La scena artistica a LA è dominata dalle sue grandi scuole d'arte, Art Center, UCLA, CalArts e le più recenti USC, Irvine e Ottis. La scena artistica in città comincia e finisce in queste scuole, sono veramente i posti migliori per vedere la nuova arte locale. La cosa fantastica di queste scuole è che attingono da un gruppo di talenti da tutti gli Stati Uniti, con nuovi studenti che provengono da tutti i paesi perché queste scuole hanno solitamente ottime facoltà e artisti famosi che risiedono a LA come Mike Kelley, Paul McCarthy, ecc. e inoltre ci sono sostegni generosi per studenti che arrivano da fuori per cui è più conveniente studiare qui che a New York.
Ci sono delle tendenze o scuole? Quali artisti hanno influenzato di più i loro contemporanei o le generazioni più giovani e hanno fatto scuola?
La scena artistica di LA è stata tendenzialmente dominata dall'arte concettuale, dalla performance art e dalla scultura e queste tendenze sono ancora molto sentite dai migliori giovani artisti che lavorano in città.
In che misura l'arte a Los Angeles è stata colpita dalla crisi? E la sua attività di gallerista?

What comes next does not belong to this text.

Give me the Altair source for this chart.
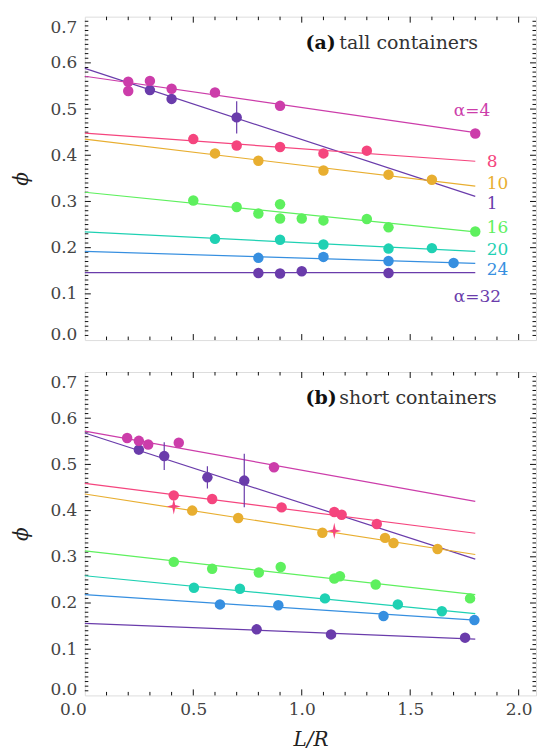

La scena dell'arte contemporanea a LA è molto piccola per cui la crisi non l'ha colpita tanto come in luoghi quali New York o Londra dove la crisi si è sentita veramente. LA non ha mai avuto tonnellate di pubblico che viene a vedere le mostre, quanto meno non da LA, e coloro i quali sostengono la scena artistica vengono dall'industria dell'intrattenimento, che è rimasta piuttosto robusta durante la crisi. Questo è un fatto interessante del mercato artistico di LA, e cioè che è sostenuta e dominata da gente che lavora nell'intrattenimento. Il mio business è sempre stato poco esposto ai collezionisti dell'area di LA, anche quando ho avviato la galleria nel 2003 avevo più clienti in Europa che in LA e ciò non è cambiato. Ho un certo numero di grandi sostenitori nell'area, che hanno continuato gli affari più o meno come al solito, invece abbiamo notato gli effetti più negativi con i nostri collezionisti di New York, della Grecia e di Londra. In altre parti, specialmente in Germania, Italia e Scandinavia, la nostra attività è rimasta ben salda.